Data listing:
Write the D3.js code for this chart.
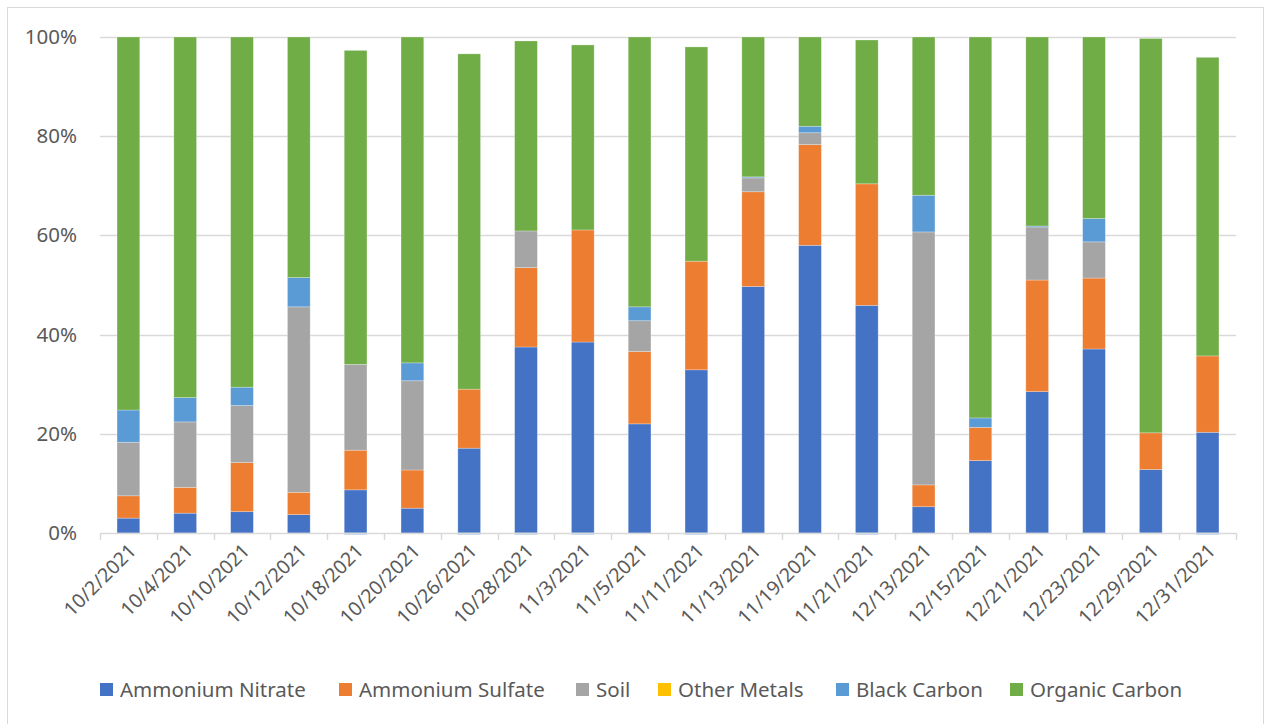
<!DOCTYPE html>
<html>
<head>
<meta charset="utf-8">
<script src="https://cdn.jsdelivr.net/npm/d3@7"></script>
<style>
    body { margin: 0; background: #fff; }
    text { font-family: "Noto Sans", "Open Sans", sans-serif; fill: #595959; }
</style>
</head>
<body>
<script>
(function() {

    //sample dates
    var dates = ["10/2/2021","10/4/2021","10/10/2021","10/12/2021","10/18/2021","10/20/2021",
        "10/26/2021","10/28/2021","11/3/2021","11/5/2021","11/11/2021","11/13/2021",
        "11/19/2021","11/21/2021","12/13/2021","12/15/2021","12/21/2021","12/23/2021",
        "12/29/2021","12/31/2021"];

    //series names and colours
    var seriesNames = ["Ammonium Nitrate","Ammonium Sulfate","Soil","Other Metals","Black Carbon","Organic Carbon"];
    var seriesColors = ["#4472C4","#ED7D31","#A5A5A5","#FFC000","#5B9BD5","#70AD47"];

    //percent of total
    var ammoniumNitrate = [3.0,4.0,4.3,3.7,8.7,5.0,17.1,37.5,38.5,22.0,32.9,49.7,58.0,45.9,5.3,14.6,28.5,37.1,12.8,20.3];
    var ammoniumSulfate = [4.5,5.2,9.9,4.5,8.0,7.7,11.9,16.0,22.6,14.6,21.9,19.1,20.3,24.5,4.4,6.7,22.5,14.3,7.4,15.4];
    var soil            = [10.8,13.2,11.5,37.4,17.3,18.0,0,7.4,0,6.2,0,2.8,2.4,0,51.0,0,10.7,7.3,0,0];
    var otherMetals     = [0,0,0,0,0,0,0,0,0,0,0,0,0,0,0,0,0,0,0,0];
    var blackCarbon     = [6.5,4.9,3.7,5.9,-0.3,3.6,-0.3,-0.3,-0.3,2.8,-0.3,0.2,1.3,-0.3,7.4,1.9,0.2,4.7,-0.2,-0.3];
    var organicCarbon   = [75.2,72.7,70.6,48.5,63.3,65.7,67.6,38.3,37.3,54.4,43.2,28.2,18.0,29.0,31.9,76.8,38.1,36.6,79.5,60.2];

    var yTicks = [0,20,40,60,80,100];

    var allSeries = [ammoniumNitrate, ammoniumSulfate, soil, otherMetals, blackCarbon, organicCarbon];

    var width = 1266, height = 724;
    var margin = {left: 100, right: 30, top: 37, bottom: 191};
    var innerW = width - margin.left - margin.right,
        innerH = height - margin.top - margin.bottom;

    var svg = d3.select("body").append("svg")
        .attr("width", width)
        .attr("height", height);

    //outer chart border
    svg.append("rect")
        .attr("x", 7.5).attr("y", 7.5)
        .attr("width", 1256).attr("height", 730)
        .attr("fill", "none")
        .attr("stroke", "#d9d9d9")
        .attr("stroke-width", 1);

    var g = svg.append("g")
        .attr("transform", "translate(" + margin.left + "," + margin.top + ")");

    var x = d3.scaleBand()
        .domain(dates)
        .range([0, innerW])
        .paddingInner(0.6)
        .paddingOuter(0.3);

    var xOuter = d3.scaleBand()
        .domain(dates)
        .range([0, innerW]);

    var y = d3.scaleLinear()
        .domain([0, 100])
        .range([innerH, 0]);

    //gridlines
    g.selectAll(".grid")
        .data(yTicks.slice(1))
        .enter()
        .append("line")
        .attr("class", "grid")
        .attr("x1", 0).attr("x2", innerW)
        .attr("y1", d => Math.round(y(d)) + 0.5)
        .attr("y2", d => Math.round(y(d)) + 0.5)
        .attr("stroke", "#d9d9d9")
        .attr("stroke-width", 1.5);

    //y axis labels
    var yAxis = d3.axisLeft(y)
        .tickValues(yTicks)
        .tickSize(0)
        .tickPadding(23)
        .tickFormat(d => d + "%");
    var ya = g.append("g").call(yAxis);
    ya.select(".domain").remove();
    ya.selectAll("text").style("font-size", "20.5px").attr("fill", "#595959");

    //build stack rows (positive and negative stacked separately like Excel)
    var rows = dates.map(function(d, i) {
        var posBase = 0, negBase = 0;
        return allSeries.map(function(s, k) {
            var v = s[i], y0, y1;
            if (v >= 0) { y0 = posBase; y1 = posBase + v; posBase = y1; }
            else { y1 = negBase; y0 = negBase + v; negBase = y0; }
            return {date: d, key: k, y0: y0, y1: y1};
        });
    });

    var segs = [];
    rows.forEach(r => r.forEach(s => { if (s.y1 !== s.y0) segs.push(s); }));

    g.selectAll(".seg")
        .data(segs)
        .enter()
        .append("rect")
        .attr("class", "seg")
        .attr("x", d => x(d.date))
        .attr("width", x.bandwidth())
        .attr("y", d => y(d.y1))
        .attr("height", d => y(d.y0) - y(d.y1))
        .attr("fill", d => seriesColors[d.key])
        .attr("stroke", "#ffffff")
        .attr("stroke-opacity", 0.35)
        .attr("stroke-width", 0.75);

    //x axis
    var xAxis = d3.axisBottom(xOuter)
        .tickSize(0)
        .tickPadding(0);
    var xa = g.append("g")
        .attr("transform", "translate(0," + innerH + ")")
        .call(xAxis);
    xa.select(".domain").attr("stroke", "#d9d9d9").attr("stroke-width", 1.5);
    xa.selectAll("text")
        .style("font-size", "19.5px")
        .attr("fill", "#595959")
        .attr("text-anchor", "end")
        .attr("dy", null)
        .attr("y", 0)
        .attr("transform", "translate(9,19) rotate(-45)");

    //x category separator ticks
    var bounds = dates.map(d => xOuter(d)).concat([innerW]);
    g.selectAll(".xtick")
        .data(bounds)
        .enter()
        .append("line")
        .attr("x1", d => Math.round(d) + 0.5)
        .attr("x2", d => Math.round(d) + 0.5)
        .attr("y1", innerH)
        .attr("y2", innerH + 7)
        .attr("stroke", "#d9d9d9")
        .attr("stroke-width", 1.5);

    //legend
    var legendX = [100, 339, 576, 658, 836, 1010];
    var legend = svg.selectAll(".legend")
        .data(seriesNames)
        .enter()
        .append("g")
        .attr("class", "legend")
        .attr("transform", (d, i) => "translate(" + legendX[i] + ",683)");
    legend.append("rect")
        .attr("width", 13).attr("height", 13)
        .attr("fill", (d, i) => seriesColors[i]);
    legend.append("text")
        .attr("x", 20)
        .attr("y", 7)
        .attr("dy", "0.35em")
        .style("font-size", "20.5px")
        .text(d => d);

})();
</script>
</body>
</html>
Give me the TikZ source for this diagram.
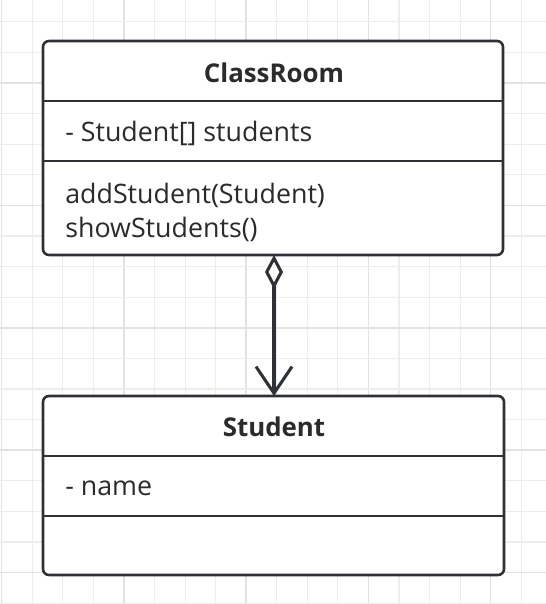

Task brief: Copy the data character for character, but drop all pictures from the copy.

Response below:
Write the D3.js code for this chart.
<!DOCTYPE html>
<html>
<head>
<meta charset="utf-8">
<script src="https://cdn.jsdelivr.net/npm/d3@7"></script>
<style>
    body { margin: 0; background: #fff; }
    text { font-family: "Noto Sans", "Open Sans", sans-serif; fill: #595959; }
</style>
</head>
<body>
<script>
(function() {

    //sample dates
    var dates = ["10/2/2021","10/4/2021","10/10/2021","10/12/2021","10/18/2021","10/20/2021",
        "10/26/2021","10/28/2021","11/3/2021","11/5/2021","11/11/2021","11/13/2021",
        "11/19/2021","11/21/2021","12/13/2021","12/15/2021","12/21/2021","12/23/2021",
        "12/29/2021","12/31/2021"];

    //series names and colours
    var seriesNames = ["Ammonium Nitrate","Ammonium Sulfate","Soil","Other Metals","Black Carbon","Organic Carbon"];
    var seriesColors = ["#4472C4","#ED7D31","#A5A5A5","#FFC000","#5B9BD5","#70AD47"];

    //percent of total
    var ammoniumNitrate = [3.0,4.0,4.3,3.7,8.7,5.0,17.1,37.5,38.5,22.0,32.9,49.7,58.0,45.9,5.3,14.6,28.5,37.1,12.8,20.3];
    var ammoniumSulfate = [4.5,5.2,9.9,4.5,8.0,7.7,11.9,16.0,22.6,14.6,21.9,19.1,20.3,24.5,4.4,6.7,22.5,14.3,7.4,15.4];
    var soil            = [10.8,13.2,11.5,37.4,17.3,18.0,0,7.4,0,6.2,0,2.8,2.4,0,51.0,0,10.7,7.3,0,0];
    var otherMetals     = [0,0,0,0,0,0,0,0,0,0,0,0,0,0,0,0,0,0,0,0];
    var blackCarbon     = [6.5,4.9,3.7,5.9,-0.3,3.6,-0.3,-0.3,-0.3,2.8,-0.3,0.2,1.3,-0.3,7.4,1.9,0.2,4.7,-0.2,-0.3];
    var organicCarbon   = [75.2,72.7,70.6,48.5,63.3,65.7,67.6,38.3,37.3,54.4,43.2,28.2,18.0,29.0,31.9,76.8,38.1,36.6,79.5,60.2];

    var yTicks = [0,20,40,60,80,100];

    var allSeries = [ammoniumNitrate, ammoniumSulfate, soil, otherMetals, blackCarbon, organicCarbon];

    var width = 1266, height = 724;
    var margin = {left: 100, right: 30, top: 37, bottom: 191};
    var innerW = width - margin.left - margin.right,
        innerH = height - margin.top - margin.bottom;

    var svg = d3.select("body").append("svg")
        .attr("width", width)
        .attr("height", height);

    //outer chart border
    svg.append("rect")
        .attr("x", 7.5).attr("y", 7.5)
        .attr("width", 1256).attr("height", 730)
        .attr("fill", "none")
        .attr("stroke", "#d9d9d9")
        .attr("stroke-width", 1);

    var g = svg.append("g")
        .attr("transform", "translate(" + margin.left + "," + margin.top + ")");

    var x = d3.scaleBand()
        .domain(dates)
        .range([0, innerW])
        .paddingInner(0.6)
        .paddingOuter(0.3);

    var xOuter = d3.scaleBand()
        .domain(dates)
        .range([0, innerW]);

    var y = d3.scaleLinear()
        .domain([0, 100])
        .range([innerH, 0]);

    //gridlines
    g.selectAll(".grid")
        .data(yTicks.slice(1))
        .enter()
        .append("line")
        .attr("class", "grid")
        .attr("x1", 0).attr("x2", innerW)
        .attr("y1", d => Math.round(y(d)) + 0.5)
        .attr("y2", d => Math.round(y(d)) + 0.5)
        .attr("stroke", "#d9d9d9")
        .attr("stroke-width", 1.5);

    //y axis labels
    var yAxis = d3.axisLeft(y)
        .tickValues(yTicks)
        .tickSize(0)
        .tickPadding(23)
        .tickFormat(d => d + "%");
    var ya = g.append("g").call(yAxis);
    ya.select(".domain").remove();
    ya.selectAll("text").style("font-size", "20.5px").attr("fill", "#595959");

    //build stack rows (positive and negative stacked separately like Excel)
    var rows = dates.map(function(d, i) {
        var posBase = 0, negBase = 0;
        return allSeries.map(function(s, k) {
            var v = s[i], y0, y1;
            if (v >= 0) { y0 = posBase; y1 = posBase + v; posBase = y1; }
            else { y1 = negBase; y0 = negBase + v; negBase = y0; }
            return {date: d, key: k, y0: y0, y1: y1};
        });
    });

    var segs = [];
    rows.forEach(r => r.forEach(s => { if (s.y1 !== s.y0) segs.push(s); }));

    g.selectAll(".seg")
        .data(segs)
        .enter()
        .append("rect")
        .attr("class", "seg")
        .attr("x", d => x(d.date))
        .attr("width", x.bandwidth())
        .attr("y", d => y(d.y1))
        .attr("height", d => y(d.y0) - y(d.y1))
        .attr("fill", d => seriesColors[d.key])
        .attr("stroke", "#ffffff")
        .attr("stroke-opacity", 0.35)
        .attr("stroke-width", 0.75);

    //x axis
    var xAxis = d3.axisBottom(xOuter)
        .tickSize(0)
        .tickPadding(0);
    var xa = g.append("g")
        .attr("transform", "translate(0," + innerH + ")")
        .call(xAxis);
    xa.select(".domain").attr("stroke", "#d9d9d9").attr("stroke-width", 1.5);
    xa.selectAll("text")
        .style("font-size", "19.5px")
        .attr("fill", "#595959")
        .attr("text-anchor", "end")
        .attr("dy", null)
        .attr("y", 0)
        .attr("transform", "translate(9,19) rotate(-45)");

    //x category separator ticks
    var bounds = dates.map(d => xOuter(d)).concat([innerW]);
    g.selectAll(".xtick")
        .data(bounds)
        .enter()
        .append("line")
        .attr("x1", d => Math.round(d) + 0.5)
        .attr("x2", d => Math.round(d) + 0.5)
        .attr("y1", innerH)
        .attr("y2", innerH + 7)
        .attr("stroke", "#d9d9d9")
        .attr("stroke-width", 1.5);

    //legend
    var legendX = [100, 339, 576, 658, 836, 1010];
    var legend = svg.selectAll(".legend")
        .data(seriesNames)
        .enter()
        .append("g")
        .attr("class", "legend")
        .attr("transform", (d, i) => "translate(" + legendX[i] + ",683)");
    legend.append("rect")
        .attr("width", 13).attr("height", 13)
        .attr("fill", (d, i) => seriesColors[i]);
    legend.append("text")
        .attr("x", 20)
        .attr("y", 7)
        .attr("dy", "0.35em")
        .style("font-size", "20.5px")
        .text(d => d);

})();
</script>
</body>
</html>
Give me the TikZ source for this diagram.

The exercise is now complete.